En m'apportant le concours de vos collègues, vous croyez devoir, Monsieur le président , me faire connaître qu'ils n'envisagent pas, "sans une appréhension justifiée, le trouble éventuel que peut causer, dans le trafic auquel ils se livrent, l'intervention d'un tonnage pouvant travailler à perte". Je suis bien loin d'être indifférent à ce sentiment d'ordre commercial que je considère comme parfaitement légitime, et dont je m'empresse de le reconnaître, vos collègues et vous n'avez pas hésité à faire abstraction dans un esprit de haut patriotisme.

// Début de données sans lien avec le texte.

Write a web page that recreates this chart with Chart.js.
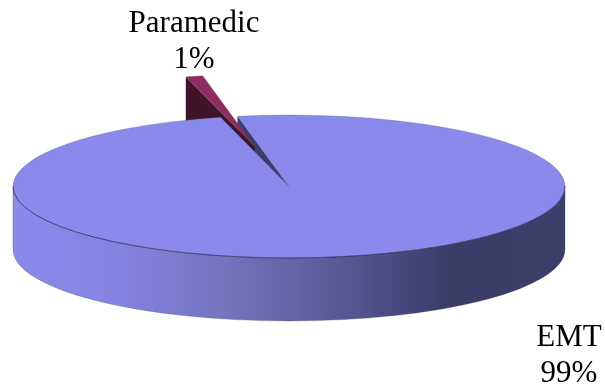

Mais, ainsi que vous le dites vous-même, nous sommes en guerre, et le devoir du gouvernement est de prendre toutes les mesures que comporte la situation. Ses intentions sont très nettes, et j'ai eu l'occasion de vous les préciser à diverses reprises ainsi qu'à plusieurs de vos collègues : conscient, des inconvénients résultant pour le présent et pour l'avenir, de la réduction de la flotte commerciale, il estime indispensable d'accroître les effectifs de cette flotte, dans la pensée que cet accroissement servira les intérêts généraux du pays et ceux de l'armement français.
Il y a tout avantage, à mon avis, à réaliser cette mesure avec la collaboration de nos armateurs ; je vous ai fait connaître dans quelle forme cette collaboration me paraissait désirable. Mes suggestions n'ont pas été accueillies par vous et vous m'avez offert votre concours dans les conditions qui font l'objet de votre lettre du 7 courant. A une participation intéressée, vous avez préféré une régie désintéressée. Désirant, avant tout, que vous ne restiez pas étrangers à une initiative prise, en grande partie, dans l'intérêt de l'armement français, j'ai accepté votre formule : c'est ce que j'ai précisé dans ma lettre du 1er décembre à votre distingué secrétaire général M. de Rousiers.
Or, il ressort de votre lettre du 7 décembre, et notamment des réserves qu'elle contient, que la combinaison présentée par vous est loin de vous donner satisfaction. Comme j'ai le plus vif désir d'obtenir votre concours sans réserves, je suis tout disposé à examiner les propositions que vous auriez à me soumettre.
Je vous serais donc très obligé de m'indiquer quelles sont, d'après vous, les conditions préférables pour l'État et pour vous-même, d'une collaboration répondant aux intentions du gouvernement et assurant l'augmentation immédiate du tonnage commercial français.
Mais je tiendrais à être saisi de votre réponse dans les plus brefs délais, et à cet effet, pour gagner du temps, je fais parvenir directement un exemplaire de la présente lettre à chacun des membres, désignés dans votre communication du 7 courant, de l'Association dont vous avez formé le projet.
Veuillez agréer, Monsieur le président, l'assurance de ma haute considération.